-- start Source excerpt --

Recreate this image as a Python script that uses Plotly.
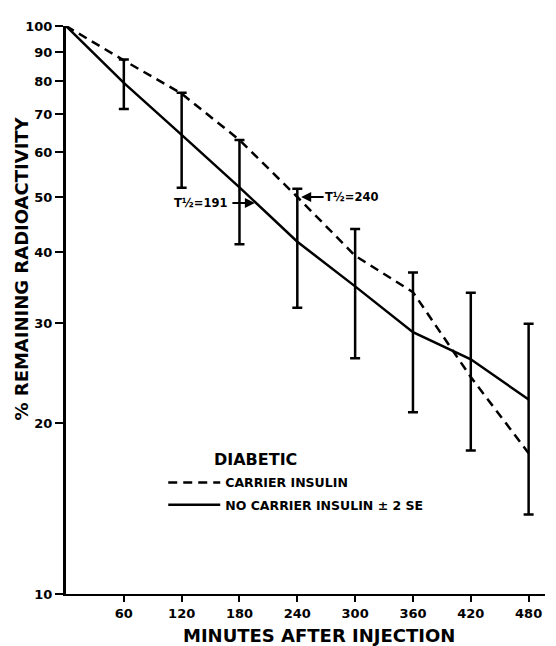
import math
import plotly.graph_objects as go

minutes = [0, 60, 120, 180, 240, 300, 360, 420, 480]
carrier = [100, 87, 76, 63, 50, 39.4, 34, 24.1, 17.7]
no_carrier = [100, 79.4, 64.3, 52, 41.7, 34.8, 28.9, 25.9, 22.0]
err_minutes = [60, 120, 180, 240, 300, 360, 420, 480]
err_upper = [87.3, 76.3, 63, 51.7, 43.9, 36.8, 33.9, 29.9]
err_lower = [71.4, 51.9, 41.3, 31.9, 26.0, 20.9, 17.9, 13.8]
y_ticks = [10, 20, 30, 40, 50, 60, 70, 80, 90, 100]
x_ticks = [60, 120, 180, 240, 300, 360, 420, 480]
half_life_no_carrier = 191
half_life_carrier = 240

FONT = "DejaVu Sans"
sol_at_err = no_carrier[1:]

fig = go.Figure()
fig.add_trace(go.Scatter(
    x=minutes, y=carrier, mode="lines", name="CARRIER INSULIN",
    line=dict(color="black", width=2.5, dash="9px,6px"), legendgroup="a"))
fig.add_trace(go.Scatter(
    x=minutes, y=no_carrier, mode="lines", name="NO CARRIER INSULIN ± 2 SE",
    line=dict(color="black", width=2.5), legendgroup="b"))
fig.add_trace(go.Scatter(
    x=err_minutes, y=sol_at_err, mode="markers", showlegend=False,
    marker=dict(size=1, color="rgba(0,0,0,0)"),
    error_y=dict(type="data", symmetric=False,
                 array=[u - s for u, s in zip(err_upper, sol_at_err)],
                 arrayminus=[s - l for s, l in zip(sol_at_err, err_lower)],
                 color="black", thickness=2.5, width=5)))

# page body has an 8px margin, so the figure is 8px smaller
fig.update_layout(
    width=548, height=638,
    margin=dict(l=58, r=11, t=14, b=52),
    paper_bgcolor="white", plot_bgcolor="white",
    font=dict(family=FONT, color="black", size=12, weight="bold"),
    xaxis=dict(range=[0, 497], tickvals=x_ticks, ticktext=[str(v) for v in x_ticks],
               ticks="outside", ticklen=6, tickwidth=2, tickcolor="black",
               showline=True, linewidth=2, linecolor="black",
               showgrid=False, zeroline=False,
               tickfont=dict(family=FONT, size=13, weight="bold")),
    yaxis=dict(type="log", range=[1, 2], tickvals=y_ticks, ticktext=[str(v) for v in y_ticks],
               ticks="outside", ticklen=8, tickwidth=2, tickcolor="black",
               showline=True, linewidth=3, linecolor="black",
               showgrid=False, zeroline=False,
               tickfont=dict(family=FONT, size=13, weight="bold")),
    showlegend=True,
    legend=dict(x=0.203, y=0.222, xanchor="left", yanchor="top",
                bgcolor="rgba(0,0,0,0)", borderwidth=0, itemwidth=52,
                tracegroupgap=3,
                font=dict(family=FONT, size=12.5, weight="bold", color="black")),
)

ann = []
ann.append(dict(text="% REMAINING RADIOACTIVITY", xref="paper", yref="paper",
                x=-0.0919, y=0.573, xanchor="center", yanchor="middle",
                textangle=-90, showarrow=False,
                font=dict(family=FONT, size=18, weight="bold")))
ann.append(dict(text="MINUTES AFTER INJECTION", xref="paper", yref="paper",
                x=0.529, y=-0.0734, xanchor="center", yanchor="middle", showarrow=False,
                font=dict(family=FONT, size=18, weight="bold")))
ann.append(dict(text="DIABETIC", xref="paper", yref="paper",
                x=0.3946, y=0.236, xanchor="center", yanchor="middle", showarrow=False,
                font=dict(family=FONT, size=16, weight="bold")))
# T1/2 annotations (log axis: y in log10 units)
y191 = math.log10(48.8)
y240 = math.log10(50.0)
ann.append(dict(text="", x=196, y=y191, ax=-24, ay=0, showarrow=True,
                arrowhead=2, arrowsize=1, arrowwidth=2, arrowcolor="black"))
ann.append(dict(text="T½=%d" % half_life_no_carrier, x=169, y=y191,
                xanchor="right", yanchor="middle", showarrow=False,
                font=dict(family=FONT, size=11.5, weight="bold")))
ann.append(dict(text="", x=244, y=y240, ax=24, ay=0, showarrow=True,
                arrowhead=2, arrowsize=1, arrowwidth=2, arrowcolor="black"))
ann.append(dict(text="T½=%d" % half_life_carrier, x=267, y=y240,
                xanchor="left", yanchor="middle", showarrow=False,
                font=dict(family=FONT, size=11.5, weight="bold")))
fig.update_layout(annotations=ann)

fig.write_html("out.html")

-- end Source excerpt --

Do not copy the pictures, but repeat every line exactly.

Recreate this image as a Python script that uses Plotly.
import math
import plotly.graph_objects as go

minutes = [0, 60, 120, 180, 240, 300, 360, 420, 480]
carrier = [100, 87, 76, 63, 50, 39.4, 34, 24.1, 17.7]
no_carrier = [100, 79.4, 64.3, 52, 41.7, 34.8, 28.9, 25.9, 22.0]
err_minutes = [60, 120, 180, 240, 300, 360, 420, 480]
err_upper = [87.3, 76.3, 63, 51.7, 43.9, 36.8, 33.9, 29.9]
err_lower = [71.4, 51.9, 41.3, 31.9, 26.0, 20.9, 17.9, 13.8]
y_ticks = [10, 20, 30, 40, 50, 60, 70, 80, 90, 100]
x_ticks = [60, 120, 180, 240, 300, 360, 420, 480]
half_life_no_carrier = 191
half_life_carrier = 240

FONT = "DejaVu Sans"
sol_at_err = no_carrier[1:]

fig = go.Figure()
fig.add_trace(go.Scatter(
    x=minutes, y=carrier, mode="lines", name="CARRIER INSULIN",
    line=dict(color="black", width=2.5, dash="9px,6px"), legendgroup="a"))
fig.add_trace(go.Scatter(
    x=minutes, y=no_carrier, mode="lines", name="NO CARRIER INSULIN ± 2 SE",
    line=dict(color="black", width=2.5), legendgroup="b"))
fig.add_trace(go.Scatter(
    x=err_minutes, y=sol_at_err, mode="markers", showlegend=False,
    marker=dict(size=1, color="rgba(0,0,0,0)"),
    error_y=dict(type="data", symmetric=False,
                 array=[u - s for u, s in zip(err_upper, sol_at_err)],
                 arrayminus=[s - l for s, l in zip(sol_at_err, err_lower)],
                 color="black", thickness=2.5, width=5)))

# page body has an 8px margin, so the figure is 8px smaller
fig.update_layout(
    width=548, height=638,
    margin=dict(l=58, r=11, t=14, b=52),
    paper_bgcolor="white", plot_bgcolor="white",
    font=dict(family=FONT, color="black", size=12, weight="bold"),
    xaxis=dict(range=[0, 497], tickvals=x_ticks, ticktext=[str(v) for v in x_ticks],
               ticks="outside", ticklen=6, tickwidth=2, tickcolor="black",
               showline=True, linewidth=2, linecolor="black",
               showgrid=False, zeroline=False,
               tickfont=dict(family=FONT, size=13, weight="bold")),
    yaxis=dict(type="log", range=[1, 2], tickvals=y_ticks, ticktext=[str(v) for v in y_ticks],
               ticks="outside", ticklen=8, tickwidth=2, tickcolor="black",
               showline=True, linewidth=3, linecolor="black",
               showgrid=False, zeroline=False,
               tickfont=dict(family=FONT, size=13, weight="bold")),
    showlegend=True,
    legend=dict(x=0.203, y=0.222, xanchor="left", yanchor="top",
                bgcolor="rgba(0,0,0,0)", borderwidth=0, itemwidth=52,
                tracegroupgap=3,
                font=dict(family=FONT, size=12.5, weight="bold", color="black")),
)

ann = []
ann.append(dict(text="% REMAINING RADIOACTIVITY", xref="paper", yref="paper",
                x=-0.0919, y=0.573, xanchor="center", yanchor="middle",
                textangle=-90, showarrow=False,
                font=dict(family=FONT, size=18, weight="bold")))
ann.append(dict(text="MINUTES AFTER INJECTION", xref="paper", yref="paper",
                x=0.529, y=-0.0734, xanchor="center", yanchor="middle", showarrow=False,
                font=dict(family=FONT, size=18, weight="bold")))
ann.append(dict(text="DIABETIC", xref="paper", yref="paper",
                x=0.3946, y=0.236, xanchor="center", yanchor="middle", showarrow=False,
                font=dict(family=FONT, size=16, weight="bold")))
# T1/2 annotations (log axis: y in log10 units)
y191 = math.log10(48.8)
y240 = math.log10(50.0)
ann.append(dict(text="", x=196, y=y191, ax=-24, ay=0, showarrow=True,
                arrowhead=2, arrowsize=1, arrowwidth=2, arrowcolor="black"))
ann.append(dict(text="T½=%d" % half_life_no_carrier, x=169, y=y191,
                xanchor="right", yanchor="middle", showarrow=False,
                font=dict(family=FONT, size=11.5, weight="bold")))
ann.append(dict(text="", x=244, y=y240, ax=24, ay=0, showarrow=True,
                arrowhead=2, arrowsize=1, arrowwidth=2, arrowcolor="black"))
ann.append(dict(text="T½=%d" % half_life_carrier, x=267, y=y240,
                xanchor="left", yanchor="middle", showarrow=False,
                font=dict(family=FONT, size=11.5, weight="bold")))
fig.update_layout(annotations=ann)

fig.write_html("out.html")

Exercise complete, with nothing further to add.